Copy out each line of the data that holds the word "this".
╭─ Excerpted records
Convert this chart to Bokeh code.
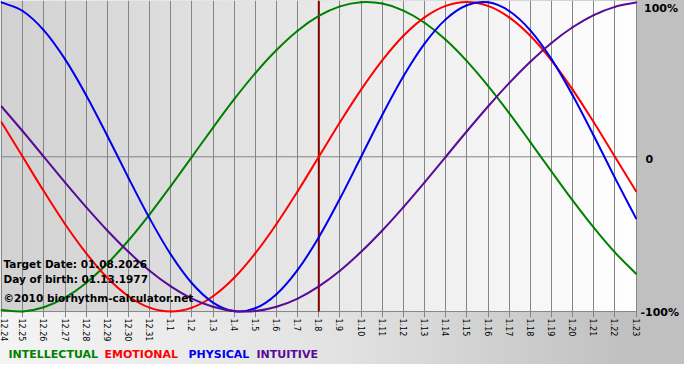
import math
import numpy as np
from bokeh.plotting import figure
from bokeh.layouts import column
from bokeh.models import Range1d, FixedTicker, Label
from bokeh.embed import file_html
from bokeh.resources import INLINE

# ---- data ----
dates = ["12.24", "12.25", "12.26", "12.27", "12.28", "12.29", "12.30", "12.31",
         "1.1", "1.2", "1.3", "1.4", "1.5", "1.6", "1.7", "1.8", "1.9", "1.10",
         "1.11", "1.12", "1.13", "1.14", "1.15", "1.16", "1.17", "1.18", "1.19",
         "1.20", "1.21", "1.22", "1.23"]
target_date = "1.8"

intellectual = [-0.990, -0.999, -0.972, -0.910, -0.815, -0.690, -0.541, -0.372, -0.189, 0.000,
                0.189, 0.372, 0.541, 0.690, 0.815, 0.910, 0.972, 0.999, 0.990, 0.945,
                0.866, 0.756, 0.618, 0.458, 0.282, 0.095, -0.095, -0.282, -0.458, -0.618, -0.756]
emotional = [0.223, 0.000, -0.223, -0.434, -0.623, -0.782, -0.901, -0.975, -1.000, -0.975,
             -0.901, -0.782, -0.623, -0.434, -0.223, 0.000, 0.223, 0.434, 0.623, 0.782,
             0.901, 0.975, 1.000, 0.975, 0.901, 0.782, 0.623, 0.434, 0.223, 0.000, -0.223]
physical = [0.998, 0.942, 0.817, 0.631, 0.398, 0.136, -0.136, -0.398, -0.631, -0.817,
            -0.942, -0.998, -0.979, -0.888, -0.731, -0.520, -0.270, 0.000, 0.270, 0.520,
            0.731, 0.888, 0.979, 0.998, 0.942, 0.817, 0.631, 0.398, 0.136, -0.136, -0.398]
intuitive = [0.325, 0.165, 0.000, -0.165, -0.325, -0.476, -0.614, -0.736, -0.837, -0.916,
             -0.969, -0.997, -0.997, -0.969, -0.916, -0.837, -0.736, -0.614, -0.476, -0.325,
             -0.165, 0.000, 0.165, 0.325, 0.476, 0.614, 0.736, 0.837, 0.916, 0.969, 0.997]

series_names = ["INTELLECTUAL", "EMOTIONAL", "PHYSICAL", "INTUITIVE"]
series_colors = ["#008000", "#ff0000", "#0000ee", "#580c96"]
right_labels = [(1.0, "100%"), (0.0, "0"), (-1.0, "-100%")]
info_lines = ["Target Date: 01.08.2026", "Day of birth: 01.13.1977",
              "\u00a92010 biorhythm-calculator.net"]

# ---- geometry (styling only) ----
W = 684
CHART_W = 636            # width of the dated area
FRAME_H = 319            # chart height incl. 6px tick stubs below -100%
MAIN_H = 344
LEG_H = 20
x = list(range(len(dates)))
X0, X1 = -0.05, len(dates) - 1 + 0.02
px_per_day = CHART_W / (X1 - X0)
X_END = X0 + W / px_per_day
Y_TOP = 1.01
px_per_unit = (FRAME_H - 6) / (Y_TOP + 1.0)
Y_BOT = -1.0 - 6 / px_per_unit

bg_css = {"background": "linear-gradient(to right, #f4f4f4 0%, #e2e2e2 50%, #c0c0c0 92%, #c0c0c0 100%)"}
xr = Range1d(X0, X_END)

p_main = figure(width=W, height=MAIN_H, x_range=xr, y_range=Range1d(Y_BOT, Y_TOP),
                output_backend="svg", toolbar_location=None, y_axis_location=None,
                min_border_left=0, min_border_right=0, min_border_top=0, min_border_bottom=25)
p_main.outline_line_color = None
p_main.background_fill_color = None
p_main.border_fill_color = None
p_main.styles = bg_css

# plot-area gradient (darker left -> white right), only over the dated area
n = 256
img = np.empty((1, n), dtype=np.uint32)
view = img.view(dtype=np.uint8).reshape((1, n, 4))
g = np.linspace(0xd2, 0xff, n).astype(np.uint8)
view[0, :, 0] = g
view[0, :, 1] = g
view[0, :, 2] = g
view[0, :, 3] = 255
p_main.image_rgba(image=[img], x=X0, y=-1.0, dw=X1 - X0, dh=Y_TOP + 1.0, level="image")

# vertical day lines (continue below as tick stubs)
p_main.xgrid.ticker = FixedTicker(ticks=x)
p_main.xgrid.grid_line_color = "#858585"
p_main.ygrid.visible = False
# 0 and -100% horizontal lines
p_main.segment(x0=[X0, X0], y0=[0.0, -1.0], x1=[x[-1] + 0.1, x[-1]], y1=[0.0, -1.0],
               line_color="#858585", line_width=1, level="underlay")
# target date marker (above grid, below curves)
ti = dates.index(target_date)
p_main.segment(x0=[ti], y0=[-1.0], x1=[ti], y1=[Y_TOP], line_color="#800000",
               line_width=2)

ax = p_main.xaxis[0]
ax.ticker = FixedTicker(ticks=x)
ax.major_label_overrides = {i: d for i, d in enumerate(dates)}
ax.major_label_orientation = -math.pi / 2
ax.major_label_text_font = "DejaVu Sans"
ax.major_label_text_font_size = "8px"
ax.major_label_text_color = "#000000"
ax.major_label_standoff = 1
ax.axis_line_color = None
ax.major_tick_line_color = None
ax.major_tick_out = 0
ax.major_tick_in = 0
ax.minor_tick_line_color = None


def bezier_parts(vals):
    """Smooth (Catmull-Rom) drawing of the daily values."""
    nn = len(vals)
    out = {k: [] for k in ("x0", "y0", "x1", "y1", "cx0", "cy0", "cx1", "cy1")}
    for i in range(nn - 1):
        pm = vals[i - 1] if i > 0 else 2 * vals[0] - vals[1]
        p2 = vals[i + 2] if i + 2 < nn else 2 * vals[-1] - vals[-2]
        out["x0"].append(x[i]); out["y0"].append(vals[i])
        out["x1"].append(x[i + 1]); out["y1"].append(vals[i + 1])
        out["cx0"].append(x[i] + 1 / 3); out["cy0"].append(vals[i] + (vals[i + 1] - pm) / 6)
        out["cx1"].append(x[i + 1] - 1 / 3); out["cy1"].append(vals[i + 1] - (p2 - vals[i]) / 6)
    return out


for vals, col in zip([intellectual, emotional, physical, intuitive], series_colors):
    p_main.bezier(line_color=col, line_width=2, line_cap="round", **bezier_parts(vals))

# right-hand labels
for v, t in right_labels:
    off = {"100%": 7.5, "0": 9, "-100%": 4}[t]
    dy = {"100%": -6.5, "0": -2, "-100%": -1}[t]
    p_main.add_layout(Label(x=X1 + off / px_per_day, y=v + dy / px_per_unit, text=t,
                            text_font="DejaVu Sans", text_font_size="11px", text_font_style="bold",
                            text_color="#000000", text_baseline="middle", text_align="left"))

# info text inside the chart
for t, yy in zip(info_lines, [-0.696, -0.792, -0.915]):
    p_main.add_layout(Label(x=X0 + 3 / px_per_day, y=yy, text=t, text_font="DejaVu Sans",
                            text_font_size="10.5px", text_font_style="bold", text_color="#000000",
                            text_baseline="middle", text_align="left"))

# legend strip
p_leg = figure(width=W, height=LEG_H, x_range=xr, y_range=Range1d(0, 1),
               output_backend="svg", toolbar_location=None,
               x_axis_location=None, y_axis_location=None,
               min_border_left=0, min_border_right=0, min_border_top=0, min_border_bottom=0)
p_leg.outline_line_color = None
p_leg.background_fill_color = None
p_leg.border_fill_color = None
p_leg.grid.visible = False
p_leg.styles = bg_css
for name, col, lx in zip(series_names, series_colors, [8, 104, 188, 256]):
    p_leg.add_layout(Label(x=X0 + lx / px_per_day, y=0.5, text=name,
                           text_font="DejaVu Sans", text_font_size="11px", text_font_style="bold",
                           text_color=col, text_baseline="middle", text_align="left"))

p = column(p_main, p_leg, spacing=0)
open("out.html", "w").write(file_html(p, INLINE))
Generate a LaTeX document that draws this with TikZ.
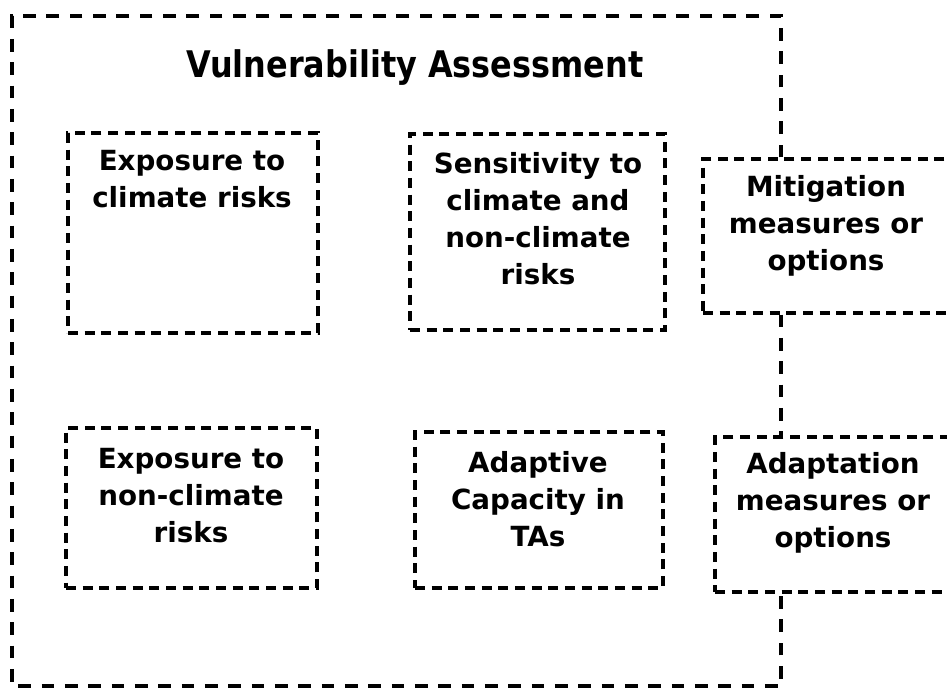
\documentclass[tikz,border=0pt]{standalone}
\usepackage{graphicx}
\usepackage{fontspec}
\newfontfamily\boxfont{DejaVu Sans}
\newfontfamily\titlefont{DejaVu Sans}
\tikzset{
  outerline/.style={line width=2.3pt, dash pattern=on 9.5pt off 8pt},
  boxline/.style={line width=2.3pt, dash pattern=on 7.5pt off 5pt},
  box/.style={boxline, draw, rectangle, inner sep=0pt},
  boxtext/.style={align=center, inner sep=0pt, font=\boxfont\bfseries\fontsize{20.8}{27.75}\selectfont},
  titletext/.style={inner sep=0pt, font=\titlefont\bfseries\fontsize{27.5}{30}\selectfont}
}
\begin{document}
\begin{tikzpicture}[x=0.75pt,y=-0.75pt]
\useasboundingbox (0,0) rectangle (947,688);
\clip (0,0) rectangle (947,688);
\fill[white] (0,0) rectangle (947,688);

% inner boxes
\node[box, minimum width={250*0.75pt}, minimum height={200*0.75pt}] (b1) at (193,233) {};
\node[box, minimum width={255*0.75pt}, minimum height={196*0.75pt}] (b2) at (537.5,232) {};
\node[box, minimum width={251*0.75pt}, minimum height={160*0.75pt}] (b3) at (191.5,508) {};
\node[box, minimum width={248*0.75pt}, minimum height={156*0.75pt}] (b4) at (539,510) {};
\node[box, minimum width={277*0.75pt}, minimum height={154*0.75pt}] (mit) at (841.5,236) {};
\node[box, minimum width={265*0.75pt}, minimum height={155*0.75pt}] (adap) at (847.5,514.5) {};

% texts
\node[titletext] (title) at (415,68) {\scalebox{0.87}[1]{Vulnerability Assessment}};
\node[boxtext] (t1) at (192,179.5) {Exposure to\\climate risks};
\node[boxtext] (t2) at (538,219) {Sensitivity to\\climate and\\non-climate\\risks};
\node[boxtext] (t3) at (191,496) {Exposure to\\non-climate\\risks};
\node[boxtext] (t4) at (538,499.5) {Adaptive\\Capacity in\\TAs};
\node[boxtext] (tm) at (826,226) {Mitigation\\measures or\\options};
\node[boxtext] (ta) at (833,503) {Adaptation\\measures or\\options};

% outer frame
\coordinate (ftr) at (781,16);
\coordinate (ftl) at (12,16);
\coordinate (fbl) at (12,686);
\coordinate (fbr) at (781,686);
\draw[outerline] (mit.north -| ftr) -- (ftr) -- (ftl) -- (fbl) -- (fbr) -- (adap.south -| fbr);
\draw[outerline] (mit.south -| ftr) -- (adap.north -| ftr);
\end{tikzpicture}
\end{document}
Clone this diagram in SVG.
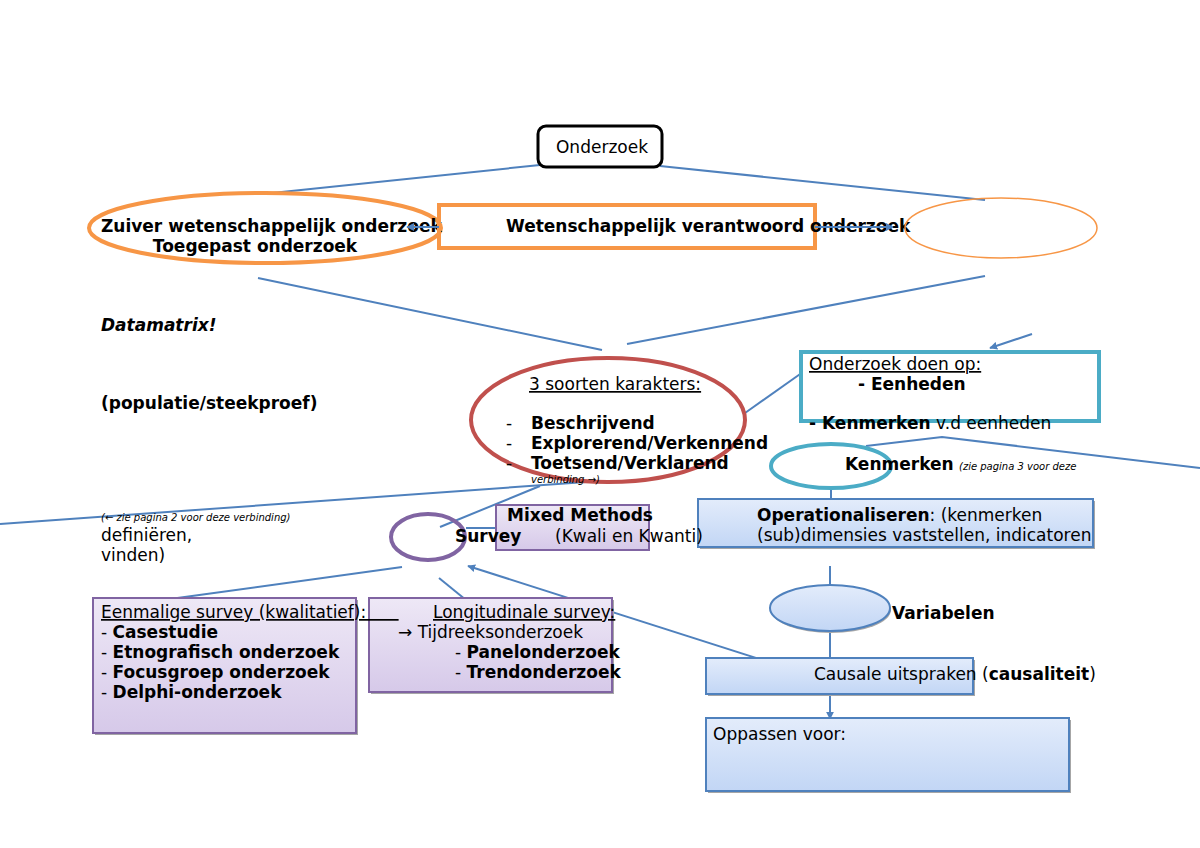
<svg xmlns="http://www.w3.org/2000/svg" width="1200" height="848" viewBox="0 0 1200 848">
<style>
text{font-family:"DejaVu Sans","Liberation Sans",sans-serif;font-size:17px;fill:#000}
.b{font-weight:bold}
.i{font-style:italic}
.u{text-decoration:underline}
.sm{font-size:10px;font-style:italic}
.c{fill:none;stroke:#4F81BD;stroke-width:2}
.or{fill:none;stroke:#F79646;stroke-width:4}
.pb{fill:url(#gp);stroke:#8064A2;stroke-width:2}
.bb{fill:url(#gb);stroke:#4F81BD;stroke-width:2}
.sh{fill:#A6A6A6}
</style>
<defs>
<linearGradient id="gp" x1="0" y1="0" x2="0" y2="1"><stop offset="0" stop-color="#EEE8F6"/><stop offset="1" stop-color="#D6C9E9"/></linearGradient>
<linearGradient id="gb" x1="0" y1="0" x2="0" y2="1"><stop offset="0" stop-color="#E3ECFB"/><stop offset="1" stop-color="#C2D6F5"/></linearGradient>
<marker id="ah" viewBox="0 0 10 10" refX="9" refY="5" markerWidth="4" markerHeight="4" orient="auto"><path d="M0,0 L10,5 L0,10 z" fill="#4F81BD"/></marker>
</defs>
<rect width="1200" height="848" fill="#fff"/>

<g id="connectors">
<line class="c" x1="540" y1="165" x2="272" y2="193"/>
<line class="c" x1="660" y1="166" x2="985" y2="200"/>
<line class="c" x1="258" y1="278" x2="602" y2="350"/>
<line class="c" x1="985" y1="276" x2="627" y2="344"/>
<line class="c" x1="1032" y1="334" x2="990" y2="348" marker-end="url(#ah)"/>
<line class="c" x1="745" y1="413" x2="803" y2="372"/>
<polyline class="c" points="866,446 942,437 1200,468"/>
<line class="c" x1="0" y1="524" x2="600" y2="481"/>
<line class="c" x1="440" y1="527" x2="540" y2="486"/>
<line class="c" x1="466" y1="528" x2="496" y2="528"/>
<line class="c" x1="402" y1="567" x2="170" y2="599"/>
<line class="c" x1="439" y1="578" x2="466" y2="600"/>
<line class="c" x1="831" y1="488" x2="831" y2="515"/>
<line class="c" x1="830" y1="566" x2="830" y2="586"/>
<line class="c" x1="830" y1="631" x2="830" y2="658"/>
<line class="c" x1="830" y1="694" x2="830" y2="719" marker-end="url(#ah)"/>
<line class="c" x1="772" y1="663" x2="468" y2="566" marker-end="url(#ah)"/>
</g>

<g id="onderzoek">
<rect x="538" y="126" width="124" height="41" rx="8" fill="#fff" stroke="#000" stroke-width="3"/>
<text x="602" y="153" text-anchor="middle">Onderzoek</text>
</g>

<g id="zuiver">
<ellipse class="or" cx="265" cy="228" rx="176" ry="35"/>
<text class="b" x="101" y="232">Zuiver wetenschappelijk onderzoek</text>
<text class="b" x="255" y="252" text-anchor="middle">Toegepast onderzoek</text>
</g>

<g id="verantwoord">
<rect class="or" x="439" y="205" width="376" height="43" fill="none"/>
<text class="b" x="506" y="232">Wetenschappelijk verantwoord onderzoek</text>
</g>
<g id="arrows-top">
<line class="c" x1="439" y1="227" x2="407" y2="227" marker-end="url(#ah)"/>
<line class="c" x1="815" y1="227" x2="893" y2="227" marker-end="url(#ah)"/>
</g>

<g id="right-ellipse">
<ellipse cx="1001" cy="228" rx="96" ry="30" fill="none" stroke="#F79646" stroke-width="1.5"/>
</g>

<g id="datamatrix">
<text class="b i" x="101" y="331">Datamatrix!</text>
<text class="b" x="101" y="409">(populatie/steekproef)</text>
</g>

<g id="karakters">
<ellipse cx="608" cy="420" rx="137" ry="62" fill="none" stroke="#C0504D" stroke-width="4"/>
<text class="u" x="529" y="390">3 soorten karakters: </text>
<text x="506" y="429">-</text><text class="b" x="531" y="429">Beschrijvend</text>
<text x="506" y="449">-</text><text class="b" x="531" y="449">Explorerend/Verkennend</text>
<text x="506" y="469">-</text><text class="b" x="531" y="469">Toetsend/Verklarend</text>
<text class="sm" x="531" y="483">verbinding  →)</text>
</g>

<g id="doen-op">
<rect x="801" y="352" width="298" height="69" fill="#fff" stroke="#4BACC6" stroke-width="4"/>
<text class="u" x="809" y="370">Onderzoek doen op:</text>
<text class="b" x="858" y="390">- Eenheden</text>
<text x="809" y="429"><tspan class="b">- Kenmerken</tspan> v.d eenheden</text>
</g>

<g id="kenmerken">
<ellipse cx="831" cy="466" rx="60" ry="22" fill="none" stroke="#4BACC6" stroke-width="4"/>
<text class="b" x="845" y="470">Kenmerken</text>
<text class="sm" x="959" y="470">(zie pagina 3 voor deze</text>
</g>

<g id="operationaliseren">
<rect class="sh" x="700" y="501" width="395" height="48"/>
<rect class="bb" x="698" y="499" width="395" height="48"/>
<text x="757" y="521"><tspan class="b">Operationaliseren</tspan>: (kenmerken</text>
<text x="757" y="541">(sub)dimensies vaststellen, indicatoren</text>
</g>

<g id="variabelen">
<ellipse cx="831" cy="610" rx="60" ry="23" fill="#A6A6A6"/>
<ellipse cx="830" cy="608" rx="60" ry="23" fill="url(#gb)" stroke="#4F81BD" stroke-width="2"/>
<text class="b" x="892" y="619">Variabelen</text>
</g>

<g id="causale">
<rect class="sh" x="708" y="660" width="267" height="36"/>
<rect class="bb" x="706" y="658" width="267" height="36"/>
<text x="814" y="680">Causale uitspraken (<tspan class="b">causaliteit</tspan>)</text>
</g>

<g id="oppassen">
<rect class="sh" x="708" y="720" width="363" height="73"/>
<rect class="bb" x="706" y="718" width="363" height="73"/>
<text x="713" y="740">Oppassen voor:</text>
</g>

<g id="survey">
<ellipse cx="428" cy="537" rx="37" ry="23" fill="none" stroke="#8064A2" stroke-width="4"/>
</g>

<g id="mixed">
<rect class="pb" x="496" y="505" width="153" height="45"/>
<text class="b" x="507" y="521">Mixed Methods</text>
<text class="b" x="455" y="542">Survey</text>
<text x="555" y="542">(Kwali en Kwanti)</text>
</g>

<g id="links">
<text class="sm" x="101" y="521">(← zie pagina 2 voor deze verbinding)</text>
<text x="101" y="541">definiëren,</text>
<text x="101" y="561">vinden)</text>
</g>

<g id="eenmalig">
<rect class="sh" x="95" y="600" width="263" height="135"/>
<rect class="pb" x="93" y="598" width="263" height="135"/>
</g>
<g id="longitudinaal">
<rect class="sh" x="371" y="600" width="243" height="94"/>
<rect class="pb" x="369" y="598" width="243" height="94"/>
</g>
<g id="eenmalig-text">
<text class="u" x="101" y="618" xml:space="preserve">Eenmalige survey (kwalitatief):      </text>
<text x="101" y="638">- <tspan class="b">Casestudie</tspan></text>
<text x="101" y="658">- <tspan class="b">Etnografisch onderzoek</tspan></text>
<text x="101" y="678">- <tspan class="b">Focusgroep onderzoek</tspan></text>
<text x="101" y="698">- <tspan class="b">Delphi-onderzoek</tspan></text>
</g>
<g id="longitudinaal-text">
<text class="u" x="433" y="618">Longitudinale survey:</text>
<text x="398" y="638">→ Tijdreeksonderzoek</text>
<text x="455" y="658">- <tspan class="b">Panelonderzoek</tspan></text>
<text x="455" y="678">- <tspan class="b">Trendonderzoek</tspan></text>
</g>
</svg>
╰─
**Complete output:**
Convert this chart to Bokeh code.
Generate a LaTeX document that draws this with TikZ.
Clone this diagram in SVG.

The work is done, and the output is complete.